Richard Searle

Personal information
- Full name: Richard Henry Searle
- Born: 16 January 1934 Red Hill, Queensland, Australia
- Died: 20 October 2010 (aged 76) Canberra, Australia
- Batting: Left-handed
- Bowling: Left-arm fast-medium
- Role: Bowler

Domestic team information
- 1954/55: Queensland
- Only FC: 1 January 1955 Queensland v New South Wales

Career statistics
| Competition | First-class |
| Matches | 1 |
| Runs scored | 0 |
| Batting average | 0.00 |
| 100s/50s | 0/0 |
| Top score | 0 |
| Balls bowled | 229 |
| Wickets | 4 |
| Bowling average | 32.75 |
| 5 wickets in innings | 0 |
| 10 wickets in match | 0 |
| Best bowling | 4/83 |
| Catches/stumpings | 2/– |
- Source: CricInfo, 5 August 2009

= Richard Searle (Queensland cricketer) =

Australian cricketer (1934–2010)

Richard Henry Searle (16 January 1934 – 12 October 2010) was an Australian cricket for Queensland. A left-arm fast-medium bowler, he made one first class cricket appearance during the 1954/55 season.
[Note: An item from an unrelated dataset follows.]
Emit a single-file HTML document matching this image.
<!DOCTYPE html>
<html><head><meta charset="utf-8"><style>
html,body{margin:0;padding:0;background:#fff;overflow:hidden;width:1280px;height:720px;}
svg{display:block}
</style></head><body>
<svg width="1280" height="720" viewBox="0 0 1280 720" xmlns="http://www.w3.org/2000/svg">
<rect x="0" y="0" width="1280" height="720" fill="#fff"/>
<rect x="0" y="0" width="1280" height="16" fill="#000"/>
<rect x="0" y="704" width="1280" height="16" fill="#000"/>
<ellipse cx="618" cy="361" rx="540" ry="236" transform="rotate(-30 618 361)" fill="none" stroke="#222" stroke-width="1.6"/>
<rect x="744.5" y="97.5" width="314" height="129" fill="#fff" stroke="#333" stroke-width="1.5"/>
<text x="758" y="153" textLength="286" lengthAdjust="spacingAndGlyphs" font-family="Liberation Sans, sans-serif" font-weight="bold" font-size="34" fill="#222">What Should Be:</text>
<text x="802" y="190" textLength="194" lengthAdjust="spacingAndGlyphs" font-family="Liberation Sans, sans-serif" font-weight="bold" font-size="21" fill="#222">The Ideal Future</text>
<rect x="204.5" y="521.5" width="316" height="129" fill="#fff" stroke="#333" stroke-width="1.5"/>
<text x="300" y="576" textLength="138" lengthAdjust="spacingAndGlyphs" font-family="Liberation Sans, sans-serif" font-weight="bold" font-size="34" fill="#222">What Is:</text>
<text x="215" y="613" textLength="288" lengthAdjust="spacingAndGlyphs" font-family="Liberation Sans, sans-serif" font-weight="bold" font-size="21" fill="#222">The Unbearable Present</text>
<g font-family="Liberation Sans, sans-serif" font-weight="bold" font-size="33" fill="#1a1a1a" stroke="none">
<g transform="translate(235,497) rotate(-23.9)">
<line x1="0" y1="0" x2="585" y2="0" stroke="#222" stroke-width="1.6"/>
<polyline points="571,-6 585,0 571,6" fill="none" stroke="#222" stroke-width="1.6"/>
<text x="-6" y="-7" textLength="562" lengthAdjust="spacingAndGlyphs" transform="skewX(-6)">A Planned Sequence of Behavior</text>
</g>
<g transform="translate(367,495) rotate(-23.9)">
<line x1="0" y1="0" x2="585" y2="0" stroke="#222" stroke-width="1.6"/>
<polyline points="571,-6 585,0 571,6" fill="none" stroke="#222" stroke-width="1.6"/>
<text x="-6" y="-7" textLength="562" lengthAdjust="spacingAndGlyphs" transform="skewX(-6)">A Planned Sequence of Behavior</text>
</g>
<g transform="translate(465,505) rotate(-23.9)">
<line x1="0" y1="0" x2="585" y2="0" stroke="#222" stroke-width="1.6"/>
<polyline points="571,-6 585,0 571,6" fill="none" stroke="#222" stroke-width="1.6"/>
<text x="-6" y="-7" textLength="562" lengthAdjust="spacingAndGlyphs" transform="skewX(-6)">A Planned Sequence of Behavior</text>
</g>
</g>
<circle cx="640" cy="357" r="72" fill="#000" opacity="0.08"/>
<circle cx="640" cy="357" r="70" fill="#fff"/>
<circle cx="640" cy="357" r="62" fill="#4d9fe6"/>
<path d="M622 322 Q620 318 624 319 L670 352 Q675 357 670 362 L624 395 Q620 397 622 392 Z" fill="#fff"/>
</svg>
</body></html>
He took four wickets for 83 in his only innings with the ball and scored no runs with the bat, during a match against New South Wales on 1 January 1955. Outside of first-class cricket, he also played a handful of matches for the Queensland Colts, and went on to play for Australian Capital Territory between 1959 and 1963. Searle died in Canberra on 12 October 2010, at the age of 76.